▶ **DATA**

********

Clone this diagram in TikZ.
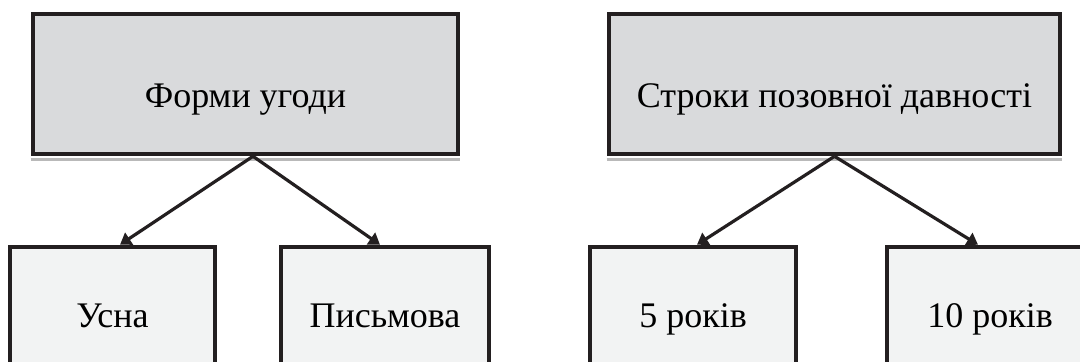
\documentclass[tikz,border=0pt]{standalone}
\usepackage{fontspec}
\setmainfont{Liberation Serif}
\usetikzlibrary{arrows.meta,positioning,calc}
\definecolor{headfill}{RGB}{217,218,220}
\definecolor{leaffill}{RGB}{242,243,243}
\definecolor{edge}{RGB}{35,31,32}

\begin{document}
\begin{tikzpicture}[
    x=0.5pt, y=-0.5pt,
    every node/.style={font=\fontsize{18}{20}\selectfont},
    head/.style={draw=edge, line width=2.3pt, fill=headfill, minimum width=212.5pt, minimum height=70pt, text height=23pt, text depth=0pt, anchor=center},
    leaf/.style={draw=edge, line width=2.3pt, fill=leaffill, minimum width=103pt, minimum height=70pt, text height=10pt, text depth=0pt, anchor=center},
    shade/.style={gray!55, line width=1.5pt},
    link/.style={-{Triangle[length=5.5pt,width=7pt]}, line width=1.6pt, edge}
]
\useasboundingbox (0,0) rectangle (1080,361);
\clip (0,0) rectangle (1080,361);

% Headings
\node [head] (forms) at (245.5,84) {Форми угоди};
\node [head, minimum width=225.5pt] (terms) at (834.5,84) {Строки позовної давності};

\draw[shade] ([yshift=-1.6pt]forms.south west) -- ([yshift=-1.6pt]forms.south east);
\draw[shade] ([yshift=-1.6pt]terms.south west) -- ([yshift=-1.6pt]terms.south east);

% Leaves
\node [leaf, minimum width=102.5pt] (oral) at (112.5,317) {Усна};
\node [leaf, minimum width=104pt] (written) at (385,317) {Письмова};
\node [leaf] (five) at (693,317) {5 років};
\node [leaf] (ten) at (990,317) {10 років};

% Arrows
\draw[link] ([xshift=3.75pt]forms.south) -- ([xshift=3.75pt]oral.north);
\draw[link] ([xshift=3.75pt]forms.south) -- ([xshift=-2.5pt]written.north);
\draw[link] (terms.south) -- ([xshift=2pt]five.north);
\draw[link] (terms.south) -- ([xshift=-6pt]ten.north);

\end{tikzpicture}
\end{document}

********

▶ **STATED TASK**
All of the material above is to be copied exactly, except for its images.

▶ **ANSWER TO THE EXERCISE**
Clone this diagram in TikZ.
\documentclass[tikz,border=0pt]{standalone}
\usepackage{fontspec}
\setmainfont{Liberation Serif}
\usetikzlibrary{arrows.meta,positioning,calc}
\definecolor{headfill}{RGB}{217,218,220}
\definecolor{leaffill}{RGB}{242,243,243}
\definecolor{edge}{RGB}{35,31,32}

\begin{document}
\begin{tikzpicture}[
    x=0.5pt, y=-0.5pt,
    every node/.style={font=\fontsize{18}{20}\selectfont},
    head/.style={draw=edge, line width=2.3pt, fill=headfill, minimum width=212.5pt, minimum height=70pt, text height=23pt, text depth=0pt, anchor=center},
    leaf/.style={draw=edge, line width=2.3pt, fill=leaffill, minimum width=103pt, minimum height=70pt, text height=10pt, text depth=0pt, anchor=center},
    shade/.style={gray!55, line width=1.5pt},
    link/.style={-{Triangle[length=5.5pt,width=7pt]}, line width=1.6pt, edge}
]
\useasboundingbox (0,0) rectangle (1080,361);
\clip (0,0) rectangle (1080,361);

% Headings
\node [head] (forms) at (245.5,84) {Форми угоди};
\node [head, minimum width=225.5pt] (terms) at (834.5,84) {Строки позовної давності};

\draw[shade] ([yshift=-1.6pt]forms.south west) -- ([yshift=-1.6pt]forms.south east);
\draw[shade] ([yshift=-1.6pt]terms.south west) -- ([yshift=-1.6pt]terms.south east);

% Leaves
\node [leaf, minimum width=102.5pt] (oral) at (112.5,317) {Усна};
\node [leaf, minimum width=104pt] (written) at (385,317) {Письмова};
\node [leaf] (five) at (693,317) {5 років};
\node [leaf] (ten) at (990,317) {10 років};

% Arrows
\draw[link] ([xshift=3.75pt]forms.south) -- ([xshift=3.75pt]oral.north);
\draw[link] ([xshift=3.75pt]forms.south) -- ([xshift=-2.5pt]written.north);
\draw[link] (terms.south) -- ([xshift=2pt]five.north);
\draw[link] (terms.south) -- ([xshift=-6pt]ten.north);

\end{tikzpicture}
\end{document}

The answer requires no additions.